PITTSBURGH — It’s a common consensus within the fan base and media that the Pirates didn’t do enough — or anything — at the non-waiver trade deadline for a team who proclaims they’re in contention. However, there’s an escape route for general manager Neal Huntington. The trade, if completed, centers around a player he dealt nine years ago, underachieving prospect-turned-superstar Jose Bautista.
Ken Rosenthal reported on the Toronto Blue Jay’s willingness to part ways with the 36-year-old slugger, prompting management to place him on revocable waivers.
Source: Jose Bautista on revocable trade waivers, as is Justin Verlander (per @jerrycrasnick). Standard procedure. Both have full no-trade.
— Ken Rosenthal (@Ken_Rosenthal) August 3, 2017
Bautista, a six-time All-Star, is in the midst of his worst season in Toronto — .216/.325/.38, 16 homers, 45 RBI.
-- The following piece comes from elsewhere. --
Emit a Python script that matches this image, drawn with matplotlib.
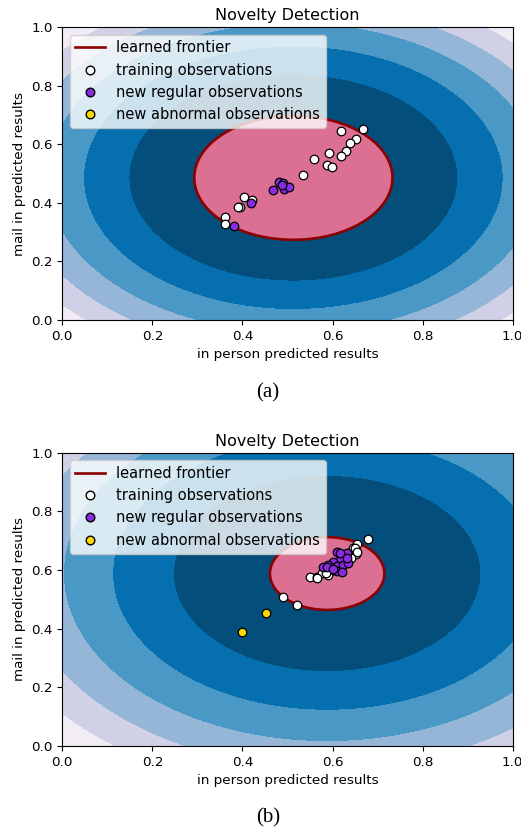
import numpy as np
import matplotlib
matplotlib.use("Agg")
import matplotlib.pyplot as plt
from matplotlib.lines import Line2D

# ---------------- data ----------------
# panel (a)
train_a_x = [0.618, 0.667, 0.652, 0.639, 0.630, 0.618, 0.592, 0.559, 0.587, 0.598,
             0.535, 0.404, 0.422, 0.395, 0.390, 0.362, 0.362]
train_a_y = [0.645, 0.654, 0.620, 0.606, 0.579, 0.560, 0.569, 0.551, 0.528, 0.522,
             0.497, 0.419, 0.410, 0.385, 0.385, 0.353, 0.328]
reg_a_x = [0.482, 0.489, 0.467, 0.492, 0.504, 0.487, 0.420, 0.381]
reg_a_y = [0.473, 0.467, 0.444, 0.449, 0.453, 0.460, 0.399, 0.321]
abn_a_x = []
abn_a_y = []

# panel (b)
train_b_x = [0.679, 0.655, 0.645, 0.652, 0.650, 0.654, 0.642, 0.550, 0.566, 0.591,
             0.576, 0.565, 0.491, 0.520, 0.600, 0.585]
train_b_y = [0.705, 0.688, 0.674, 0.655, 0.674, 0.660, 0.640, 0.575, 0.577, 0.583,
             0.591, 0.574, 0.509, 0.481, 0.600, 0.590]
reg_b_x = [0.609, 0.624, 0.631, 0.617, 0.602, 0.591, 0.578, 0.588, 0.611, 0.624,
           0.635, 0.609, 0.622, 0.600, 0.631, 0.617]
reg_b_y = [0.662, 0.645, 0.657, 0.634, 0.628, 0.617, 0.609, 0.611, 0.615, 0.617,
           0.623, 0.597, 0.594, 0.602, 0.640, 0.657]
abn_b_x = [0.452, 0.399]
abn_b_y = [0.452, 0.390]

# learned frontier model (centre, semi-axes, shape exponent)
frontier_a = dict(cx=0.513, cy=0.486, ax=0.220, ay=0.212, q=1.0)
frontier_b = dict(cx=0.588, cy=0.588, ax=0.127, ay=0.124, q=0.9)

legend_labels = ["learned frontier", "training observations",
                 "new regular observations", "new abnormal observations"]
captions = ["(a)", "(b)"]
title = "Novelty Detection"
xlabel = "in person predicted results"
ylabel = "mail in predicted results"

# ---------------- figure ----------------
W, H = 521, 831
fig = plt.figure(figsize=(W / 100, H / 100), dpi=100)

ax_a = fig.add_axes([62.3 / W, 1 - 320 / H, 450.4 / W, 292.7 / H])
ax_b = fig.add_axes([62.3 / W, 1 - 746 / H, 450.4 / W, 293.3 / H])

xx, yy = np.meshgrid(np.linspace(0, 1, 400), np.linspace(0, 1, 400))


def panel(ax, fr, tx, ty, rx, ry, ax_, ay_, cap, cap_y):
    u = ((xx - fr["cx"]) / fr["ax"]) ** 2 + ((yy - fr["cy"]) / fr["ay"]) ** 2
    Z = 1 - u ** fr["q"]
    ax.contourf(xx, yy, Z, levels=np.linspace(Z.min(), 0, 7), cmap=plt.cm.PuBu)
    ax.contour(xx, yy, Z, levels=[0], linewidths=1.9, colors="darkred")
    ax.contourf(xx, yy, Z, levels=[0, Z.max()], colors="palevioletred")
    s = 38
    ax.scatter(tx, ty, c="white", s=s, edgecolors="k", linewidths=0.9, zorder=3)
    ax.scatter(rx, ry, c="blueviolet", s=s, edgecolors="k", linewidths=0.9, zorder=3)
    ax.scatter(ax_, ay_, c="gold", s=s, edgecolors="k", linewidths=0.9, zorder=3)
    ax.set_xlim(0, 1)
    ax.set_ylim(0, 1)
    ax.set_title(title, fontsize=11.5, pad=5)
    ax.set_xlabel(xlabel, fontsize=9.7)
    ax.set_ylabel(ylabel, fontsize=9.7)
    ax.tick_params(labelsize=9.7)
    handles = [
        Line2D([], [], color="darkred", lw=1.9),
        Line2D([], [], ls="", marker="o", mfc="white", mec="k", ms=6.2),
        Line2D([], [], ls="", marker="o", mfc="blueviolet", mec="k", ms=6.2),
        Line2D([], [], ls="", marker="o", mfc="gold", mec="k", ms=6.2),
    ]
    ax.legend(handles, legend_labels, loc="upper left", fontsize=10.5,
              fancybox=True, framealpha=0.8, borderpad=0.4, labelspacing=0.5,
              handlelength=2.0)
    fig.text(0.514, 1 - cap_y / H, cap, ha="center", va="center",
             fontsize=15, family="Liberation Serif")


panel(ax_a, frontier_a, train_a_x, train_a_y, reg_a_x, reg_a_y, abn_a_x, abn_a_y,
      captions[0], 393)
panel(ax_b, frontier_b, train_b_x, train_b_y, reg_b_x, reg_b_y, abn_b_x, abn_b_y,
      captions[1], 818)

fig.savefig("out.png", dpi=100)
Substandard numbers and a hefty contract — $18 million in 2018, with a $20 million vested option for 2019 — may sway teams away.
Numerous causes could have led to Bautista’s downfall this year. Perhaps his unhappiness when the franchise didn’t extend fellow long ball threat Edwin Encarnacion, or the back-and-forth very public dispute regarding a long-term deal between Bautista and the Blue Jays. These points are neither here or there, though.
Without a doubt, Bautista instantly would add fear in opposing pitcher’s eyes.
Overall, the former Pirates’ numbers are shoddy, but the power ability he owns still threatens pitchers regardless of his pedestrian batting average. His 16 big flys, if on the Pirates, places him third on the squad behind McCutchen (22) and rookie Josh Bell (19). And remember, we’re only two years removed from Bautista’s third 40-plus homer season.
His knack for hitting the long ball would be an essential boost to an offense that desperately needs it. Pittsburgh ranks second to last in team home run totals — 100 exactly in 2017.
Where would he play?
As it stands, the Pirates outfield trio — Starling Marte, Andrew McCutchen and Gregory Polanco — are formidable enough to be one of the most productive in baseball on both sides of the ball.
Sure, the outfield possesses capable players at the moment, but what happens when Marte can’t play if the postseason is reached? Do they roll with the Adam Frazier-John Jaso-Jose Osuna combo who were inadequate at best? Don’t expect a deep October run if that’s the case.
It doesn’t end there.
David Freese, only hitting a wearisome .248 against right-handed pitching, isn’t an everyday third baseman on a playoff team.
Manager Clint Hurdle would instantly have the ability to mix and match different third base and outfield combinations with Bautista.
Now, money comes into question. Known penny-pincher Bob Nutting, deemed “Bottom-Line Bob” by Kevin Gorman of the Pittsburgh Tribune-Review, may not offer the necessary resources to acquire Bautista in a normal year. This isn’t a normal scenario, nevertheless.
After saving money on Jung-ho Kang’s suspension, Marte’s suspension and Watson’s trade, and not to mention the Blue Jays’ probable inclination to eat a large portion of Bautista’s contract, Huntington and Nutting must find a way to make this work.
Barring Bautista blocking a trade back to his old club, no reasonable excuse exists to not at least explore the idea.
Get the deal done, compete this year.